14 thoughts on “How the West Was Lost

  1. Very lovely photos as always.

    I try not to think too much about the native american issue as I can do nothing about it. What I have seen in most reservations are the stray dogs and litter which leave me wondering what percentage still consider the land sacred.

    Regardless of how we feel, history is one endless succession of victors taking the spoils and that was the result in this country as well. It still happens as does slavery, genocide and a seemingly limitless supply of evils. I suspect that it is not likely to change going forward.

    Jim

  2. Nice post and great pictures. The Navajo Reservation is the original homeland of the Dine. It’s smaller than it was before the European’s arrived but what they have today is the core of their homeland. It’s not that way with other tribes and nations (e.g, the Utes). I’ve been to Monument Valley a couple of times (it’s one of my favorite places) and talked with some Navajos there. They consider it sacred ground and people still live in the Valley. I believe what they do at Monument Valley Tribal Park and other places is to try and strike a balance between tourist access desires and preserving it as their sacred place. Many of the Navajo live differently than we do. Many prefer living dispersed, in remote sections, and practice their traditional lifestyle vs living clustered in towns and cities. And the half dozen or so Navajo’s that I’ve met and chatted with are exceptionally nice soft spoken people. But, I agree with you that many things aren’t working right on the res. Poverty, health issues, young people leaving the res, and crime are big problems. But you get just outside the res in southern UT with the same terrain / climate and things are so different. But, on a different note, you had some great light and weather for your pictures. I feel that sunset is the best light at Monument Valley.

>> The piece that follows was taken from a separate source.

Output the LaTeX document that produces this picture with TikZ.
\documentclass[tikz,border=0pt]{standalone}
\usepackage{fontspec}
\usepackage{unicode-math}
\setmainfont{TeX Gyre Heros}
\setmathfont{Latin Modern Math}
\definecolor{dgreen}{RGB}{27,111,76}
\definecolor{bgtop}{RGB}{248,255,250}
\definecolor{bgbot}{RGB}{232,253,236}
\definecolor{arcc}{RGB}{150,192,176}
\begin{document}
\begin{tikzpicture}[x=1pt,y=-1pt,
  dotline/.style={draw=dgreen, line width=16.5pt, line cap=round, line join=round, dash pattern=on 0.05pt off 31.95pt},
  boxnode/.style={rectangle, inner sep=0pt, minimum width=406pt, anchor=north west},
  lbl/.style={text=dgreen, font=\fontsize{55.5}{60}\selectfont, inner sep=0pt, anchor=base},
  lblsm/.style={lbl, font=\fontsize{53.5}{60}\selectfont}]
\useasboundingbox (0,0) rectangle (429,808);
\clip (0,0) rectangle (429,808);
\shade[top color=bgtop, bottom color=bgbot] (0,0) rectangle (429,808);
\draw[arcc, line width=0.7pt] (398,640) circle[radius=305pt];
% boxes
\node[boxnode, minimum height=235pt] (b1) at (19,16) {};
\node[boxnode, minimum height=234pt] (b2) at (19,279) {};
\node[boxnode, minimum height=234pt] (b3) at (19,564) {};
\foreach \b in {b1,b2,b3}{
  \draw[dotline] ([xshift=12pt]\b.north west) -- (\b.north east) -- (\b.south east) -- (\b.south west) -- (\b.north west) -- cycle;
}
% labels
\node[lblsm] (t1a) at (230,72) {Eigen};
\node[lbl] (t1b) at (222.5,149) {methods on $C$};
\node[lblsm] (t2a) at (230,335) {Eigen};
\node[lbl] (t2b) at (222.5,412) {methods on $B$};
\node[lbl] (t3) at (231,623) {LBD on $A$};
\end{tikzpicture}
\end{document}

  3. Although absolutely gorgeous I’m now glad we only had time to drive through and not pay the exorbitant fees. Can’t blame those Indians for trying to make a buck but not at my expense.

  4. I can’t ponder that Gordian knot any more, either.

    I do know I have never been so uncomfortable overnighting anywhere as I was in Shiprock, NM, where we got hit up for money six times, once after 10PM with a knock on the door, and once at 7AM.

    The photos are amazing, as always. I’ve seen that rosy underside phenom in Sedona, so you may have hit on the reason.

  5. As always we enjoyed your pictures and thought processes. In this case we could also share some of the experience as in 03 we toured north west Arizona and one of our targets was Monument Valley. Never did find the valley but oh those monuments. We arrived there mid day after touring the Navajo site to the south and east. As we came over the hill to the site full of expectations we were disappointed as there had been a sand storm some where to the west and there were no long views, just the short views. Disappointed we paid to do the self tour as we had rented a Jeep for the trip and spent several hours wandering among the beautiful rocks. We then drove back to Kayenta after a nice lunch at Gouldings. We checked into the motel and cancelled our second nights reservation. Later in the late afternoon we decided to drive out for one last look. Great decision as the long views had returned and the valley met all of our expectations and a few more as well. In writing this I google mapped the valley and was amazed at the changes wrought in the past 12 years. It is on our bucket list of places to re-visit. Thanks for the pictures and words.

  6. Beautiful photos! J. Dawg , are you saying maybe they charge so much to keep the numbers down that come in to visit? That would kind of make sense to me. They most likely don’t want hoards of people tromping thru but do want to allow some access.

    • I feel that the Navajos respect that their pople still live in these places and don’t want these places to be like Nat. Parks. Monument Valley with a paved scenic drive with scads of buses and rental RV cramming turnouts would be a mess IMHO. And on the fee – Disney World is $100 st day, a MLB ticket costs about the same, and $20 – $25 is what most of the big National Parks charge for admission.. I don’t agree with the folks who accuse the Navajos of gouging.

  7. This latest blog post was a dichotomy of emotions for me. Such exquisite photographs, such true but heart draining commentary. A microscopic reflection of the decline of American society…of brutal history, governmental dependence, cultural apathy, greed. That you can succinctly encompass both the beauty and the beast in one offering is why I keep coming back for more. Thank you for your view…literally and figuratively…Rhonda

  8. My husband is part Osage and Kaw. We go to the reservation, in Oklahoma, to visit time to time. I love visiting them but it’s sad to see all the casino’s popping up. If they aren’t drinking most of them can be found in the casinos losing money. And the Osage offer houses to their people, as long as they don’t have felonies. Which is nice, however, one of my husbands Aunts is getting up there in years and has MS. I asked if there was a place for her to live, there isn’t. I find that extremely sad! I think instead of these homes, they could scale back and take care of their aging population. Especially the ones, like her, who have an illness.
    Love the photos and I agree, the Navajo have been pushed around enough and deserve to charge money, even though it’s higher. That poor tribe has been shuffled around multiple times and our government has found a mineral they want on one of their ancient lands. They are trying to displace the tribe again.